Empty rhetoric shows the necessity of distinguishing between word and deed, and the need to pay attention to what a person actually does rather than what they say they are going to do.
Below are a few uses of the phrase culled from online publications:
- "Trading in empty rhetoric . . .," Chicago Tribune, August 15, 2003
- Word and deed are always at war when it comes to trade talks. So when two traditional rivals talk peace on the eve of a big trade parley, we should watch what they do, not what they say.[1]
- "Bush's empty rhetoric on AmeriCorps," Salon.com, 6/20/2003
- The president says he wants the program to expand. But his silence about GOP efforts to cut its funding speaks volumes. [2]
- "UN Conference on Racism - Empty Rhetoric, no Action," By JEFF MACKLER, Socialist Action / September 2001 [3]
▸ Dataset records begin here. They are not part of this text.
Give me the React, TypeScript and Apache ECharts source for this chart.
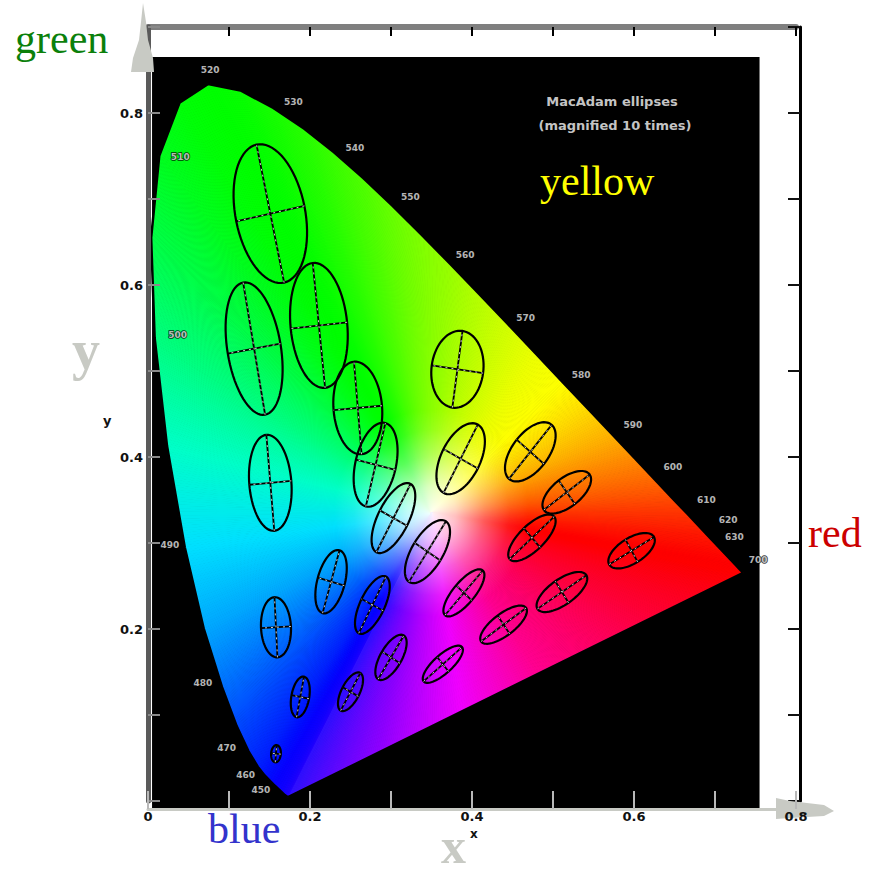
import React, { useEffect, useRef } from "react";
import * as echarts from "echarts";

// CIE 1931 spectral locus: wavelength (nm), x, y
const WAVELENGTHS = [380, 400, 420, 430, 440, 450, 460, 465, 470, 475, 480, 485, 490, 495, 500, 505, 510, 515, 520, 525, 530, 535, 540, 545, 550, 555, 560, 565, 570, 575, 580, 585, 590, 595, 600, 605, 610, 620, 630, 640, 650, 660, 680, 700];
const LOCUS_X = [0.1741, 0.1733, 0.1714, 0.1689, 0.1644, 0.1566, 0.144, 0.1355, 0.1241, 0.1096, 0.0913, 0.0687, 0.0454, 0.0235, 0.0082, 0.0039, 0.0139, 0.0389, 0.0743, 0.1142, 0.1547, 0.1929, 0.2296, 0.2658, 0.3016, 0.3373, 0.3731, 0.4087, 0.4441, 0.4788, 0.5125, 0.5448, 0.5752, 0.6029, 0.627, 0.6482, 0.6658, 0.6915, 0.7079, 0.719, 0.726, 0.73, 0.7334, 0.7347];
const LOCUS_Y = [0.005, 0.0048, 0.0051, 0.0069, 0.0109, 0.0177, 0.0297, 0.0399, 0.0578, 0.0868, 0.1327, 0.2007, 0.295, 0.4127, 0.5384, 0.6548, 0.7502, 0.812, 0.8338, 0.8262, 0.8059, 0.7816, 0.7543, 0.7243, 0.6923, 0.6589, 0.6245, 0.5896, 0.5547, 0.5202, 0.4866, 0.4544, 0.4242, 0.3965, 0.3725, 0.3514, 0.334, 0.3083, 0.292, 0.2809, 0.274, 0.27, 0.2666, 0.2653];
// display colour at each locus point
const LOCUS_COLORS = ["#3010ff", "#2808ff", "#2000ff", "#1800ff", "#1000ff", "#0800ff", "#0010ff", "#0020ff", "#0030ff", "#0048ff", "#0070ff", "#00a8ff", "#00e0ff", "#00ffc8", "#00ff80", "#00ff48", "#00ff20", "#00ff08", "#00ff00", "#08ff00", "#18ff00", "#28ff00", "#3cff00", "#50ff00", "#68ff00", "#80ff00", "#98ff00", "#b4ff00", "#d0ff00", "#ecff00", "#ffff00", "#ffd800", "#ffb000", "#ff8800", "#ff6800", "#ff4c00", "#ff3400", "#ff1800", "#ff0c00", "#ff0400", "#ff0000", "#ff0000", "#ff0000", "#ff0000"];
// colour stops along the line of purples (0 = 700 nm end, 1 = 380 nm end)
const PURPLE_STOPS: [number, string][] = [[0, "#ff0000"], [0.2, "#ff0038"], [0.45, "#ff0090"], [0.62, "#f000ff"], [0.8, "#9000ff"], [1, "#3010ff"]];
const WHITE_POINT = [0.35, 0.335];
const WHITE_RADIUS = 0.12;

// MacAdam ellipses (magnified)
const ELLIPSE_X = [0.151, 0.131, 0.211, 0.259, 0.281, 0.303, 0.345, 0.277, 0.226, 0.158, 0.151, 0.188, 0.158, 0.25, 0.3, 0.364, 0.39, 0.439, 0.511, 0.597, 0.474, 0.517, 0.472, 0.386, 0.382];
const ELLIPSE_Y = [0.683, 0.526, 0.553, 0.457, 0.391, 0.329, 0.29, 0.228, 0.255, 0.202, 0.37, 0.121, 0.055, 0.127, 0.167, 0.159, 0.242, 0.205, 0.243, 0.291, 0.306, 0.359, 0.406, 0.398, 0.502];
const ELLIPSE_A = [0.082, 0.078, 0.073, 0.054, 0.05, 0.045, 0.042, 0.037, 0.038, 0.035, 0.056, 0.024, 0.01, 0.025, 0.03, 0.031, 0.035, 0.034, 0.036, 0.032, 0.037, 0.035, 0.041, 0.045, 0.045];
const ELLIPSE_B = [0.043, 0.033, 0.035, 0.03, 0.025, 0.019, 0.019, 0.015, 0.017, 0.0185, 0.026, 0.011, 0.006, 0.011, 0.013, 0.011, 0.013, 0.013, 0.015, 0.015, 0.015, 0.017, 0.022, 0.024, 0.032];
const ELLIPSE_THETA = [102, 100, 96, 95, 76, 62, 57, 63, 74, 93, 95, 79, 85, 61, 58, 40, 48, 35, 33, 30, 42, 36, 50, 62, 82];

// wavelength labels
const LABEL_WAVELENGTHS = [450, 460, 470, 480, 490, 500, 510, 520, 530, 540, 550, 560, 570, 580, 590, 600, 610, 620, 630, 700];
const LABEL_OFFSETS = [[-14, 4], [-19, 0], [-22, -3], [-19, -4], [-15, -2], [23, -3], [21, 1], [2, -14], [20, -6], [21, -4], [18, -9], [15, -9], [18, -6], [18, -8], [19, -11], [17, -14], [19, -14], [20, -16], [13, -13], [15, -13]];

const X_TICKS = { min: 0, max: 0.8, interval: 0.1 };
const Y_TICKS = { min: 0, max: 0.9, interval: 0.1 };
const PLOT_BG = [0.005, -0.008, 0.755, 0.865];

function hexToRgb(h: string) {
  const v = parseInt(h.slice(1), 16);
  return [(v >> 16) & 255, (v >> 8) & 255, v & 255];
}
function mix(c1: string, c2: string, t: number) {
  const a = hexToRgb(c1), b = hexToRgb(c2);
  return "rgb(" + a.map((x, i) => Math.round(x + (b[i] - x) * t)).join(",") + ")";
}
function purpleAt(t: number) {
  for (let k = 1; k < PURPLE_STOPS.length; k++) {
    const [t0, c0] = PURPLE_STOPS[k - 1];
    const [t1, c1] = PURPLE_STOPS[k];
    if (t <= t1) return mix(c0, c1, (t - t0) / (t1 - t0));
  }
  return PURPLE_STOPS[PURPLE_STOPS.length - 1][1];
}

// fan of thin solid wedges from the white point to the edge A-B
function wedges(W: number[], A: number[], B: number[], colorAt: (t: number) => string) {
  const d = Math.hypot(B[0] - A[0], B[1] - A[1]);
  const K = Math.max(1, Math.ceil(d / 2.5));
  const out: any[] = [];
  for (let j = 0; j < K; j++) {
    const t0 = j / K, t1 = (j + 1) / K;
    const P0 = [A[0] + (B[0] - A[0]) * t0, A[1] + (B[1] - A[1]) * t0];
    const P1 = [A[0] + (B[0] - A[0]) * t1, A[1] + (B[1] - A[1]) * t1];
    const c = colorAt((t0 + t1) / 2);
    out.push({ type: "polygon", shape: { points: [W, P0, P1] }, style: { fill: c, stroke: c, lineWidth: 1, lineJoin: "round" } });
  }
  return out;
}

function buildOption() {
  const n = WAVELENGTHS.length;
  const fmtX = (v: number) => {
    const k = Math.round(v * 10);
    if (k % 2) return "";
    return k === 0 ? "0" : (k / 10).toFixed(1);
  };
  const fmtY = (v: number) => {
    const k = Math.round(v * 10);
    if (k % 2 || k === 0 || k > 8) return "";
    return (k / 10).toFixed(1);
  };
  const tickFont = { fontSize: 13, fontWeight: "bold", color: "#111", fontFamily: "DejaVu Sans" };
  const serif = "Liberation Serif";
  const txt = (x: number, y: number, text: string, fill: string, fontSize: number, extra: any = {}) => ({
    type: "text", z: 100,
    style: { x, y, text, fill, fontSize, fontFamily: serif, align: "left", verticalAlign: "middle", textAlign: "left", textVerticalAlign: "middle", ...extra },
  });

  return {
    animation: false,
    backgroundColor: "#fff",
    grid: { left: 148, right: 80, top: 27, bottom: 75 },
    xAxis: [
      {
        type: "value", position: "bottom", ...X_TICKS, offset: 8, z: 10,
        axisLine: { show: true, onZero: false, lineStyle: { color: "#c8cac4", width: 3 } },
        axisTick: { show: true, inside: true, length: 18, lineStyle: { color: "#b8b8b8", width: 2 } },
        axisLabel: { formatter: fmtX, margin: 1, ...tickFont },
        splitLine: { show: false },
      },
      {
        type: "value", position: "top", ...X_TICKS,
        axisLine: { show: true, onZero: false, lineStyle: { color: "#7f7f7f", width: 6 } },
        axisTick: { show: true, inside: true, length: 9, lineStyle: { color: "#000", width: 2 } },
        axisLabel: { show: false },
        splitLine: { show: false },
      },
    ],
    yAxis: [
      {
        type: "value", position: "left", ...Y_TICKS, z: 10,
        axisLine: { show: true, onZero: false, lineStyle: { color: "#5a5a5a", width: 5 } },
        axisTick: { show: true, inside: true, length: 12, lineStyle: { color: "#8a8a8a", width: 2 } },
        axisLabel: { formatter: fmtY, margin: 5, ...tickFont },
        splitLine: { show: false },
      },
      {
        type: "value", position: "right", ...Y_TICKS, offset: 4,
        axisLine: { show: true, onZero: false, lineStyle: { color: "#000", width: 3 } },
        axisTick: { show: true, inside: true, length: 12, lineStyle: { color: "#111", width: 2 } },
        axisLabel: { show: false },
        splitLine: { show: false },
      },
    ],
    series: [
      {
        type: "custom", z: 1, silent: true,
        data: [[PLOT_BG[0], PLOT_BG[1]]],
        renderItem: (_p: any, api: any) => {
          const p0 = api.coord([PLOT_BG[0], PLOT_BG[1]]);
          const p1 = api.coord([PLOT_BG[2], PLOT_BG[3]]);
          return { type: "rect", shape: { x: p0[0], y: p1[1], width: p1[0] - p0[0], height: p0[1] - p1[1] }, style: { fill: "#000" } };
        },
      },
      {
        type: "custom", z: 2, silent: true,
        data: WAVELENGTHS.map((_, i) => [LOCUS_X[i], LOCUS_Y[i]]),
        renderItem: (params: any, api: any) => {
          const i = params.dataIndex;
          const W = api.coord(WHITE_POINT);
          if (i < n - 1) {
            const A = api.coord([LOCUS_X[i], LOCUS_Y[i]]);
            const B = api.coord([LOCUS_X[i + 1], LOCUS_Y[i + 1]]);
            return { type: "group", children: wedges(W, A, B, (t) => mix(LOCUS_COLORS[i], LOCUS_COLORS[i + 1], t)) };
          }
          const A = api.coord([LOCUS_X[n - 1], LOCUS_Y[n - 1]]);
          const B = api.coord([LOCUS_X[0], LOCUS_Y[0]]);
          return { type: "group", children: wedges(W, A, B, purpleAt) };
        },
      },
      {
        type: "custom", z: 3, silent: true,
        data: [WHITE_POINT],
        renderItem: (_p: any, api: any) => {
          const c = api.coord(WHITE_POINT);
          const s = api.size([WHITE_RADIUS, WHITE_RADIUS]);
          return {
            type: "circle", x: c[0], y: c[1], scaleY: s[1] / s[0],
            shape: { cx: 0, cy: 0, r: s[0] },
            style: {
              fill: new echarts.graphic.RadialGradient(0.5, 0.5, 0.5, [
                { offset: 0, color: "rgba(255,255,255,0.95)" },
                { offset: 0.25, color: "rgba(255,255,255,0.75)" },
                { offset: 0.55, color: "rgba(255,255,255,0.35)" },
                { offset: 0.8, color: "rgba(255,255,255,0.1)" },
                { offset: 1, color: "rgba(255,255,255,0)" },
              ]),
            },
          };
        },
      },
      {
        type: "line", z: 4, silent: true, symbol: "none", clip: false,
        data: [...WAVELENGTHS.map((_, i) => [LOCUS_X[i], LOCUS_Y[i]]), [LOCUS_X[0], LOCUS_Y[0]]],
        lineStyle: { color: "#000", width: 2.5 },
      },
      {
        type: "custom", z: 5, silent: true,
        encode: { x: 0, y: 1 },
        data: ELLIPSE_X.map((x, i) => [x, ELLIPSE_Y[i], ELLIPSE_A[i], ELLIPSE_B[i], ELLIPSE_THETA[i]]),
        renderItem: (_p: any, api: any) => {
          const cx = api.value(0), cy = api.value(1), a = api.value(2), b = api.value(3);
          const th = (api.value(4) * Math.PI) / 180;
          const ct = Math.cos(th), st = Math.sin(th);
          const pts: number[][] = [];
          for (let k = 0; k < 72; k++) {
            const t = (k / 72) * Math.PI * 2;
            const dx = a * Math.cos(t), dy = b * Math.sin(t);
            pts.push(api.coord([cx + dx * ct - dy * st, cy + dx * st + dy * ct]));
          }
          const m0 = api.coord([cx - a * ct, cy - a * st]);
          const m1 = api.coord([cx + a * ct, cy + a * st]);
          const n0 = api.coord([cx + b * st, cy - b * ct]);
          const n1 = api.coord([cx - b * st, cy + b * ct]);
          const axis = (p: number[], q: number[], style: any) => ({ type: "line", shape: { x1: p[0], y1: p[1], x2: q[0], y2: q[1] }, style });
          const blackAx = { stroke: "#000", lineWidth: 1.8 };
          const speck = { stroke: "rgba(235,235,235,0.85)", lineWidth: 1, lineDash: [2, 4] };
          return {
            type: "group",
            children: [
              { type: "polygon", shape: { points: pts }, style: { fill: "none", stroke: "#000", lineWidth: 2.2 } },
              axis(m0, m1, blackAx),
              axis(n0, n1, blackAx),
              axis(m0, m1, speck),
              axis(n0, n1, speck),
            ],
          };
        },
      },
      {
        type: "scatter", z: 6, silent: true, symbolSize: 1,
        itemStyle: { color: "transparent" },
        data: LABEL_WAVELENGTHS.map((w, i) => {
          const k = WAVELENGTHS.indexOf(w);
          return { value: [LOCUS_X[k], LOCUS_Y[k]], label: { offset: LABEL_OFFSETS[i] } };
        }),
        label: {
          show: true, position: "inside",
          formatter: (p: any) => String(LABEL_WAVELENGTHS[p.dataIndex]),
          fontSize: 9, fontWeight: "bold", fontFamily: "DejaVu Sans",
          color: "#e6e6e6", textBorderColor: "#000", textBorderWidth: 1.5,
        },
      },
    ],
    graphic: {
      elements: [
        { type: "polygon", z: 100, shape: { points: [[143, 3], [146, 22], [148, 40], [153, 58], [154, 72], [131, 72], [133, 58], [139, 40], [141, 22]] }, style: { fill: "#c8cac4" } },
        { type: "polygon", z: 5, shape: { points: [[776, 798], [790, 801], [824, 805], [834, 811], [824, 816], [790, 818], [776, 819]] }, style: { fill: "#c8cac4" } },
        txt(15, 39, "green", "#0b800b", 42),
        txt(540, 181, "yellow", "#ffff00", 42),
        txt(808, 533, "red", "#cc0000", 42),
        txt(208, 829, "blue", "#3333cc", 42),
        txt(72, 350, "y", "#c8cac4", 56, { fontWeight: "bold" }),
        txt(441, 846, "x", "#c8cac4", 50, { fontWeight: "bold" }),
        txt(103, 420, "y", "#111", 13, { fontWeight: "bold", fontFamily: "DejaVu Sans" }),
        txt(470, 834, "x", "#111", 12, { fontWeight: "bold", fontFamily: "DejaVu Sans" }),
        txt(612, 101, "MacAdam ellipses", "#c4c4c4", 13, { fontWeight: "bold", fontFamily: "DejaVu Sans", align: "center", textAlign: "center" }),
        txt(615, 125, "(magnified 10 times)", "#c4c4c4", 13, { fontWeight: "bold", fontFamily: "DejaVu Sans", align: "center", textAlign: "center" }),
      ],
    },
  };
}

export default function App() {
  const ref = useRef<HTMLDivElement>(null);
  useEffect(() => {
    if (!ref.current) return;
    const chart = echarts.init(ref.current, null, { renderer: "svg" });
    chart.setOption(buildOption() as any);
    return () => chart.dispose();
  }, []);
  return <div ref={ref} style={{ position: "fixed", left: 0, top: 0, width: 876, height: 876, background: "#fff" }} />;
}
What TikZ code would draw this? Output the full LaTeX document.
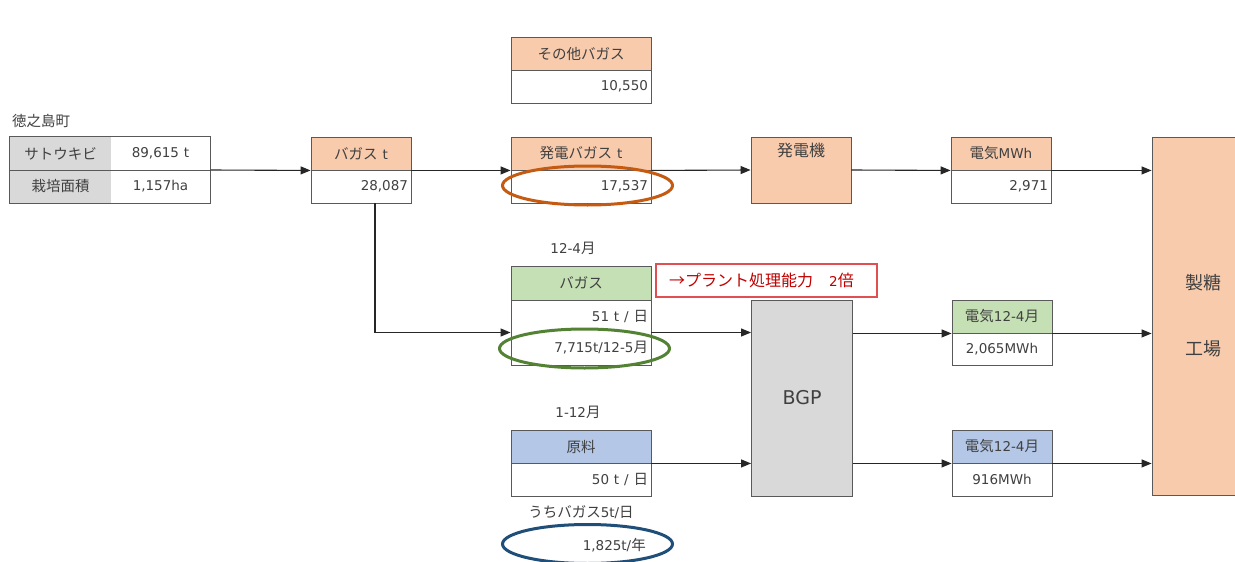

- "Mars plan may be only empty rhetoric," Bill Mego, Published in Sun Publications 01/16/04
- … Clearly, one objection to Bush's proposal goes to the matter of his administration's credibility. Is this just another distraction, a clever way to walk away from the International Space Station that has repeatedly been downsized (to the point of being unusable) and which the administration does not know how to fix? As usual, the pain and heavy lifting is left to some future administration, which will already be burdened with deficits and multiple countries to run.
- So, it is likely that the plan is rhetoric, as empty as space itself, and we will probably not return to the moon, or build an observatory on its far side. But there will always be that yearning to try, to venture past the edge, and to experience the vastness of the creation it is our destiny to inhabit.[4]